Opening doors to new energy
Today, McCarthy’s life and health have turned around after a county energy programme removed her coal fireplace and renovated the whole house. Her rooms are now dust free, she can walk around without coughing, and she doesn’t get as many infections. “I don’t know myself today,” says McCarthy, who has a respiratory disease that leaves her with only 20 percent of her lung capacity.
There are many more success stories like McCarthy’s, says Louise White, an energy efficiency expert at the European Investment Bank.
“Energy programmes like this can do more than just save money by lowering bills. They can also really improve people’s living conditions,” says White, who helps run ELENA, the European Local Energy Assistance programme that prepares energy efficiency projects across Europe.
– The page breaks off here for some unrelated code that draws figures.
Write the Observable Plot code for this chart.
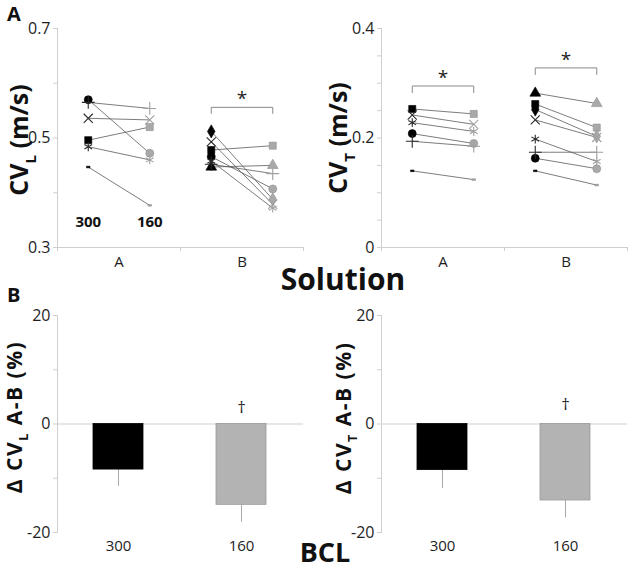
<!DOCTYPE html>
<html><head><meta charset="utf-8">
<script src="https://cdn.jsdelivr.net/npm/d3@7"></script>
<script src="https://cdn.jsdelivr.net/npm/@observablehq/plot@0.6"></script>
<style>
body{margin:0;background:#fff;}
#root{position:relative;width:630px;height:571px;overflow:hidden;font-family:"Open Sans",sans-serif;background:#fff;}
#root > svg{position:absolute;}
</style></head><body><div id="root"></div>
<script>
// ---------- data ----------
const solutions = ["A", "B"];
const bcl = ["300", "160"];

// Panel A, left: CV_L (m/s)
const cvLSymbolsA = ["circle", "plus", "times", "square", "asterisk", "dash"];
const cvL_A_300 = [0.570, 0.565, 0.536, 0.496, 0.484, 0.447];
const cvL_A_160 = [0.472, 0.554, 0.533, 0.520, 0.460, 0.377];
const cvLSymbolsB = ["diamond", "times", "square", "circle", "asterisk", "plus", "triangle"];
const cvL_B_300 = [0.512, 0.493, 0.478, 0.466, 0.458, 0.452, 0.447];
const cvL_B_160 = [0.388, 0.379, 0.486, 0.407, 0.372, 0.435, 0.450];

// Panel A, right: CV_T (m/s)
const cvTSymbolsA = ["square", "times", "asterisk", "circle", "plus", "dash"];
const cvT_A_300 = [0.253, 0.242, 0.228, 0.208, 0.194, 0.140];
const cvT_A_160 = [0.244, 0.225, 0.212, 0.190, 0.185, 0.124];
const cvTSymbolsB = ["triangle", "square", "diamond", "times", "asterisk", "plus", "circle", "dash"];
const cvT_B_300 = [0.282, 0.262, 0.252, 0.233, 0.198, 0.174, 0.163, 0.140];
const cvT_B_160 = [0.263, 0.219, 0.203, 0.201, 0.157, 0.174, 0.144, 0.114];

// significance brackets (solution, bracket level, tick drop)
const sigLSolutions = ["B"];
const sigLLevels = [0.556];
const sigLDrop = 0.011;
const sigTSolutions = ["A", "B"];
const sigTLevels = [0.295, 0.328];
const sigTDrop = 0.012;
const bclLabelLevel = 0.346;

// y ticks
const yTicksL = [0.3, 0.4, 0.5, 0.6, 0.7];
const yTickLabelsL = ["0.3", "", "0.5", "", "0.7"];
const yTicksT = [0, 0.05, 0.1, 0.15, 0.2, 0.25, 0.3, 0.35, 0.4];
const yTickLabelsT = ["0", "", "", "", "0.2", "", "", "", "0.4"];

// Panel B: Δ A-B (%)
const deltaL = [-8.4, -14.9];
const deltaLErr = [3.1, 3.2];
const deltaT = [-8.5, -14.1];
const deltaTErr = [3.4, 3.2];
const daggerBcl = ["160"];
const daggerLLevel = [3.0];
const daggerTLevel = [3.6];
const yTicksD = [-20, -10, 0, 10, 20];
const yTickLabelsD = ["-20", "", "0", "", "20"];

// ---------- styling ----------
const FONT = "Open Sans";
const axisGray = "#cfcfcf";
const textDark = "#1e1e1e";
const barFill = ["#000000", "#b3b3b3"];
const barStroke = ["#000000", "#9a9a9a"];
const dashSymbol = {draw(ctx, size) { const w = Math.sqrt(size) * 0.5, h = w * 0.45; ctx.rect(-w / 2, -h / 2, w, h); }};
const strokeSyms = new Set(["times", "plus", "asterisk"]);
const symOf = (name) => name === "dash" ? dashSymbol : name;
const xPos = (s, b) => solutions.indexOf(s) * 2 + bcl.indexOf(b) + 0.5;

function buildRows(symA, a300, a160, symB, b300, b160) {
  const pairs = [], rows = [];
  [[ "A", symA, a300, a160 ], [ "B", symB, b300, b160 ]].forEach(([s, syms, v3, v1]) => {
    syms.forEach((sym, i) => {
      pairs.push({s, sym, v300: v3[i], v160: v1[i]});
      rows.push({s, sym, b: "300", v: v3[i]});
      rows.push({s, sym, b: "160", v: v1[i]});
    });
  });
  return {pairs, rows};
}

function bracketPts(sols, levels, drop) {
  const pts = [];
  sols.forEach((s, i) => {
    const L = levels[i];
    pts.push({id: i, x: xPos(s, "300"), y: L - drop});
    pts.push({id: i, x: xPos(s, "300"), y: L});
    pts.push({id: i, x: xPos(s, "160"), y: L});
    pts.push({id: i, x: xPos(s, "160"), y: L - drop});
  });
  return pts;
}

function topPanel({rowsData, yDomain, yTicks, yLabels, sols, levels, drop, width, marginLeft, marginRight, extra = []}) {
  const {pairs, rows} = rowsData;
  const filled = rows.filter(d => !strokeSyms.has(d.sym));
  const stroked = rows.filter(d => strokeSyms.has(d.sym));
  return Plot.plot({
    width, height: 275, marginLeft, marginRight, marginTop: 28, marginBottom: 28,
    style: {fontFamily: FONT, background: "transparent", overflow: "visible"},
    x: {domain: [0, 4], axis: null},
    y: {domain: yDomain, axis: null},
    marks: [
      Plot.ruleX([0], {stroke: axisGray}),
      Plot.ruleY([yDomain[0]], {stroke: axisGray}),
      Plot.axisY({ticks: yTicks, tickFormat: (d, i) => yLabels[i], tickSize: 4, tickPadding: 3, stroke: axisGray, fill: textDark, fontSize: 16, label: null}),
      Plot.axisX({ticks: [0, 2, 4], tickFormat: () => "", tickSize: 4, stroke: axisGray, label: null}),
      Plot.axisX({ticks: [1, 3], tickFormat: (d, i) => solutions[i], tickSize: 0, tickPadding: 9, fill: textDark, fontSize: 15, label: null}),
      Plot.link(pairs, {x1: d => xPos(d.s, "300"), y1: "v300", x2: d => xPos(d.s, "160"), y2: "v160", stroke: "#5a5a5a", strokeWidth: 0.8}),
      Plot.line(bracketPts(sols, levels, drop), {x: "x", y: "y", z: "id", stroke: "#8a8a8a", strokeWidth: 1}),
      Plot.text(sols.map((s, i) => ({s, L: levels[i]})), {x: d => (xPos(d.s, "300") + xPos(d.s, "160")) / 2, y: "L", text: () => "*", dy: -8, fontSize: 19, fill: textDark}),
      Plot.dot(filled, {x: d => xPos(d.s, d.b), y: "v", symbol: d => symOf(d.sym), r: 4,
        fill: d => d.b === "300" ? "#000" : "#a9a9a9", stroke: d => d.b === "300" ? "#000" : "#909090", strokeWidth: 0.6}),
      Plot.dot(stroked, {x: d => xPos(d.s, d.b), y: "v", symbol: d => d.sym, r: 4.2,
        fill: "none", stroke: d => d.b === "300" ? "#2a2a2a" : "#a0a0a0", strokeWidth: 1.1}),
      ...extra
    ]
  });
}

function bottomPanel({vals, errs, daggerLevels, width, marginLeft, marginRight}) {
  const rows = bcl.map((b, i) => ({b, v: vals[i], e: errs[i], i}));
  const dag = daggerBcl.map((b, i) => ({b, y: daggerLevels[i]}));
  return Plot.plot({
    width, height: 281, marginLeft, marginRight, marginTop: 25, marginBottom: 39,
    style: {fontFamily: FONT, background: "transparent", overflow: "visible"},
    x: {type: "band", domain: bcl, paddingInner: 0.59, paddingOuter: 0.295, axis: null},
    y: {domain: [-20, 20], axis: null},
    marks: [
      Plot.frame({anchor: "left", stroke: axisGray}),
      Plot.ruleY([0], {stroke: axisGray}),
      Plot.ruleX(rows, {x: "b", y1: "v", y2: d => d.v - d.e, stroke: "#a8a8a8", strokeWidth: 1}),
      Plot.barY(rows, {x: "b", y: "v", fill: d => barFill[d.i], stroke: d => barStroke[d.i], strokeWidth: 0.8}),
      Plot.text(dag, {x: "b", y: "y", text: () => "†", fontSize: 17, fill: textDark}),
      Plot.axisY({ticks: yTicksD, tickFormat: (d, i) => yTickLabelsD[i], tickSize: 4, tickPadding: 3, stroke: axisGray, fill: textDark, fontSize: 16, label: null}),
      Plot.axisX({tickSize: 0, tickPadding: 8, fill: textDark, fontSize: 15, label: null})
    ]
  });
}

const root = document.getElementById("root");
function place(el, left, top) { el.style.left = left + "px"; el.style.top = top + "px"; root.appendChild(el); }

const lRows = buildRows(cvLSymbolsA, cvL_A_300, cvL_A_160, cvLSymbolsB, cvL_B_300, cvL_B_160);
const tRows = buildRows(cvTSymbolsA, cvT_A_300, cvT_A_160, cvTSymbolsB, cvT_B_300, cvT_B_160);

place(topPanel({rowsData: lRows, yDomain: [0.3, 0.7], yTicks: yTicksL, yLabels: yTickLabelsL,
  sols: sigLSolutions, levels: sigLLevels, drop: sigLDrop, width: 315, marginLeft: 57, marginRight: 12,
  extra: [Plot.text(bcl, {x: b => xPos("A", b), y: () => bclLabelLevel, text: d => d, fontWeight: "bold", fontSize: 15, fill: "#111"})]}), 0, 0);
place(topPanel({rowsData: tRows, yDomain: [0, 0.4], yTicks: yTicksT, yLabels: yTickLabelsT,
  sols: sigTSolutions, levels: sigTLevels, drop: sigTDrop, width: 307, marginLeft: 58, marginRight: 3}), 323, 0);
place(bottomPanel({vals: deltaL, errs: deltaLErr, daggerLevels: daggerLLevel, width: 315, marginLeft: 57, marginRight: 12}), 0, 290);
place(bottomPanel({vals: deltaT, errs: deltaTErr, daggerLevels: daggerTLevel, width: 307, marginLeft: 58, marginRight: 3}), 323, 290);

// ---------- titles overlay ----------
const ov = d3.create("svg").attr("width", 630).attr("height", 571).style("left", "0px").style("top", "0px")
  .style("pointer-events", "none").style("font-family", FONT).style("font-weight", "bold").attr("fill", "#111");
ov.append("text").attr("x", 7).attr("y", 21).attr("font-size", 20).text("A");
ov.append("text").attr("x", 7).attr("y", 302).attr("font-size", 20).text("B");
ov.append("text").attr("x", 343).attr("y", 290).attr("text-anchor", "middle").attr("font-size", 30).text("Solution");
ov.append("text").attr("x", 325).attr("y", 562).attr("text-anchor", "middle").attr("font-size", 27).text("BCL");

function rotTitle(x, y, pre, sub, post, size, spacing) {
  const t = ov.append("text").attr("transform", `translate(${x},${y}) rotate(-90)`).attr("text-anchor", "middle")
    .attr("font-size", size).attr("letter-spacing", spacing);
  t.append("tspan").text(pre);
  t.append("tspan").attr("dy", size * 0.3).attr("font-size", size * 0.6).text(sub);
  t.append("tspan").attr("dy", -size * 0.3).text(post);
}
rotTitle(28, 140, "CV", "L", " (m/s)", 25, 0);
rotTitle(347, 138, "CV", "T", " (m/s)", 25, 0);
rotTitle(22, 417, "Δ CV", "L", "  A-B (%)", 21, 1.5);
rotTitle(351, 418, "Δ CV", "T", "  A-B (%)", 21, 1.5);
root.appendChild(ov.node());
</script></body></html>
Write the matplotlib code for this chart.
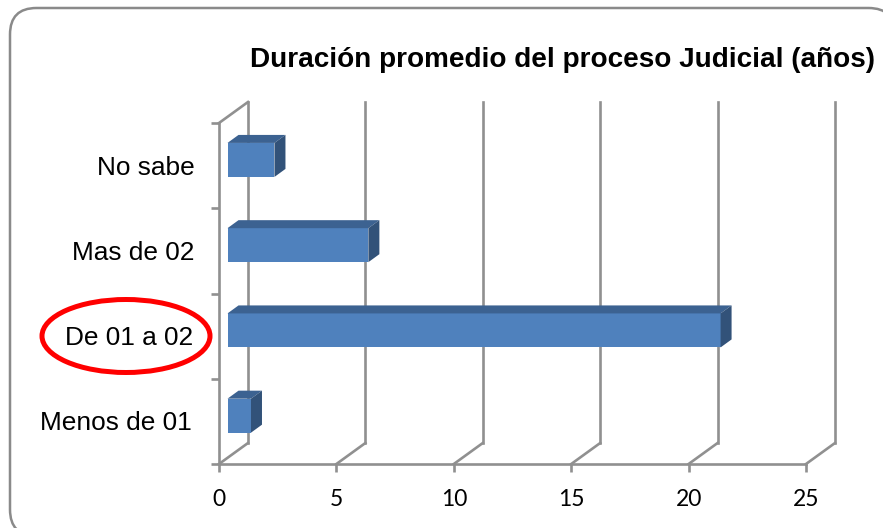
import matplotlib
matplotlib.use("Agg")
import matplotlib.pyplot as plt
from matplotlib.patches import Ellipse, FancyBboxPatch, Polygon

categories = ["Menos de 01", "De 01 a 02", "Mas de 02", "No sabe"]
values = [1, 21, 6, 2]
x_ticks = [0, 5, 10, 15, 20, 25]

W, H = 883, 528
GRAY = "#909090"
LW = 1.9
# depth of the fake 3d box, in pixels
WALL_DX, WALL_DY = 29, 21
BAR_DX, BAR_DY = 11, 8


def fig_x(px):
    return px / W


def fig_y(px):
    return 1 - px / H


fig = plt.figure(figsize=(W / 100, H / 100), dpi=100)

# rounded frame around the chart, runs off the right and bottom edges
frame = FancyBboxPatch((fig_x(10), fig_y(536)), 885 / W, 528 / H,
                       boxstyle="round,pad=0,rounding_size=0.03",
                       mutation_aspect=W / H, transform=fig.transFigure,
                       fc="white", ec="#8a8a8a", lw=1.8, zorder=-1)
fig.add_artist(frame)

# axes is the front plane of the 3d box
ax = fig.add_axes([fig_x(219), fig_y(464), 587 / W, 341 / H])
ax.set_xlim(0, 25)
ax.set_ylim(-0.5, 3.5)
ax.patch.set_visible(False)
for side in ["top", "right"]:
    ax.spines[side].set_visible(False)
for side in ["left", "bottom"]:
    ax.spines[side].set_color(GRAY)
    ax.spines[side].set_linewidth(LW)

px_x = 25 / 587
px_y = 4 / 341

# back wall gridlines and the diagonals on the floor
for t in x_ticks:
    xb = t + WALL_DX * px_x
    ax.plot([t, xb], [-0.5, -0.5 + WALL_DY * px_y], color=GRAY, lw=LW, clip_on=False)
    ax.plot([xb, xb], [-0.5 + WALL_DY * px_y, 3.5 + WALL_DY * px_y], color=GRAY, lw=LW, clip_on=False)
ax.plot([0, WALL_DX * px_x], [3.5, 3.5 + WALL_DY * px_y], color=GRAY, lw=LW, clip_on=False)

# bars, front face then top and side faces
left = 8.5 * px_x
height = 34 * px_y
shift = 5.7 * px_y
dx = BAR_DX * px_x
dy = BAR_DY * px_y
for i, v in enumerate(values):
    y0 = i + shift - height / 2
    y1 = y0 + height
    x1 = left + v
    ax.barh(i + shift, v, height=height, left=left, color="#4f81bd", zorder=3)
    ax.add_patch(Polygon([(left, y1), (x1, y1), (x1 + dx, y1 + dy), (left + dx, y1 + dy)],
                         fc="#3c6291", ec="none", zorder=3))
    ax.add_patch(Polygon([(x1, y0), (x1, y1), (x1 + dx, y1 + dy), (x1 + dx, y0 + dy)],
                         fc="#325279", ec="none", zorder=3))

ax.set_xticks(x_ticks)
ax.set_yticks([-0.5, 0.5, 1.5, 2.5, 3.5])
ax.set_yticklabels([])
ax.tick_params(axis="both", color=GRAY, width=LW, length=6)
ax.tick_params(axis="x", pad=12, labelsize=16.5)
for lab in ax.get_xticklabels():
    lab.set_family("Lato")

# category labels sit beside the axis, not quite flush in the original
label_gap = [-27, -26, -24, -24]
for i, name in enumerate(categories):
    ax.annotate(name, xy=(0, i), xycoords="data", xytext=(label_gap[i], -2), textcoords="offset pixels",
                ha="right", va="center", family="Liberation Sans", fontsize=18.9)

fig.text(fig_x(563), fig_y(60), "Duración promedio del proceso Judicial (años)", ha="center", va="center",
         family="Liberation Sans", fontweight="bold", fontsize=20.1)

# red highlight around the category
fig.add_artist(Ellipse((fig_x(126), fig_y(336)), 168 / W, 73 / H, transform=fig.transFigure,
                       fc="none", ec="#ff0000", lw=3.6))

fig.savefig("out.png", dpi=100)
In Ireland, a EUR1.5 million ELENA grant is helping the Tipperary Energy Agency prepare energy audits and feasibility studies that will lead to hundreds of renewable energy renovations in private homes. The grant, signed in July last year, is helping Tipperary install insulation in homes and replace dirty solid-fuel heating systems with modern heat pumps that use electricity. The grant also is helping with the installation of low-energy street lighting and with energy efficiency plans in public buildings and small businesses.
‘We make it as easy as possible’
The EIB hopes that similar energy projects will be started across Ireland. One of the main aims is to build up local knowledge and then use the new capability to replicate the project. An ELENA grant in the Picardy region of northern France, for the renovation of thousands of housing units, is an example of a “one-stop shopping” model that other regions could copy. In Ljubljana, Slovenia, local officials used ELENA to make sweeping energy renovations, and the government published guidelines to show others how to replicate the city’s energy efficiency plan.
ELENA is growing. In addition to other energy projects being supported, the European Commission decided late last year to allocate EUR 94 million to ELENA to expand energy efficiency in the European residential sector. The EIB runs the ELENA programme on behalf of the European Commission.
“ELENA offers that extra something that can get energy projects started, even in private homes,” White says.